What permits legislators to stand on their feet for hours reading from cookbooks? By what authority can individual lawmakers invoke these techniques to prevent a bill from passing? Do filibusters necessarily invoke unusual behavior?
A quick skim of the Constitution reveals that filibustering cannot be located in the 18th century document. The practice, in many ways is a creative political pragmatists' invention, a technique developed from lenient Senate debate rules with the intention of preventing the chamber from bringing legislation to a vote or confirming a nominee. A key rule enabling these "talking filibusters" is the Senate's policy of unlimited debate.
As a result, there is no strict definition of a filibuster.
For Texas state senator Wendy Davis, who spoke for 13 hours in June 2013, it was talking, strictly on point and on topic, without leaning on her desk, using the bathroom or eating.
At the national level, however, germaneness is not mandated; in 1992, Sen. Alfonse D'Amato read the phone book out loud.
More commonly occurring (though less attention-getting) and less personally strenuous filibusters occur by forcing repeated votes or threatening to block a measure.
In order to terminate a filibuster at the federal level, 60 senators must all vote to end it based upon the Cloture Rule. In the current, relatively contentious political climate, unless there is a rogue senator filibustering a bill she personally despises, it is likely that the legislator knows that her political party has her back and will not be joining with the other political party and bringing the bill to a vote.
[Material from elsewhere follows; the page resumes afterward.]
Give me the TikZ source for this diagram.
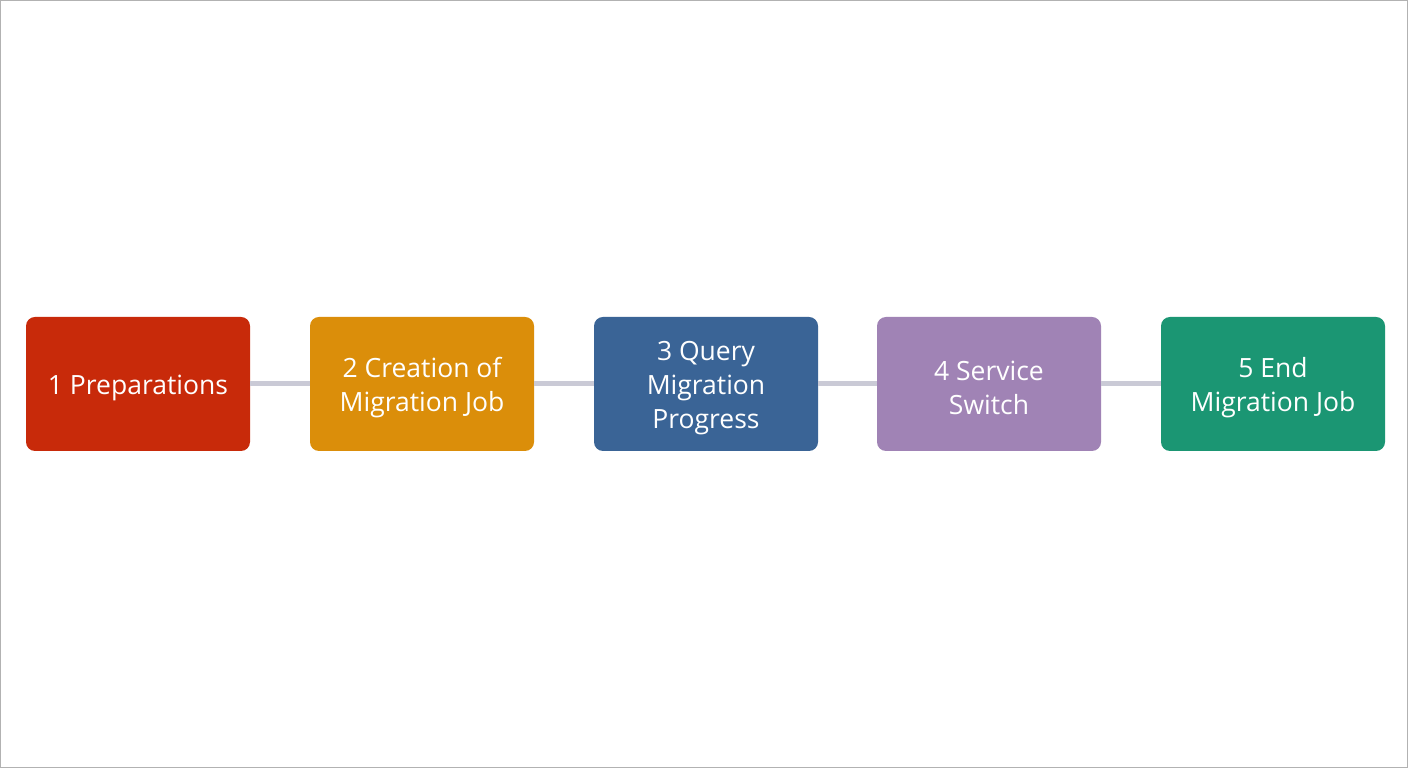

Therefore, perhaps most notably about a filibuster is that under most circumstances, legislation only requires a simple majority. But by invoking a filibuster and as a result, the Cloture Rule, the vote threshold required to pass a bill is essentially raised to three fifths.
The longest filibuster was South Carolina Sen. Strom Thurmond's 24 hour and 18 minute monologue to prevent a 1957 civil rights bill from passing. It eventually passed.
More recently, Sen. Rand Paul spoke for 12 hours and 52 minutes to prevent John Brennan from being named as the head of the CIA. Brennan ultimately won the nomination.
Of course Rand Paul's filibuster was basically a show to make news, as in more recent times the way the filibuster operates practically is that senators can filibuster without actually filibustering (talking non-stop). The reason has to do with a change in Rule 22, the cloture rule, in 1975. It was changed from two-thirds of those present to three-fifths of the entire body for cloture. This meant that 60 votes would be needed, regardless of the number of senators present, to end debate on a bill. So, it doesn't matter how long a senator holds the floor, you always need 60 votes. Simply putting a hold on a bill is considered a filibuster today, even though you don't have to keep talking on the floor.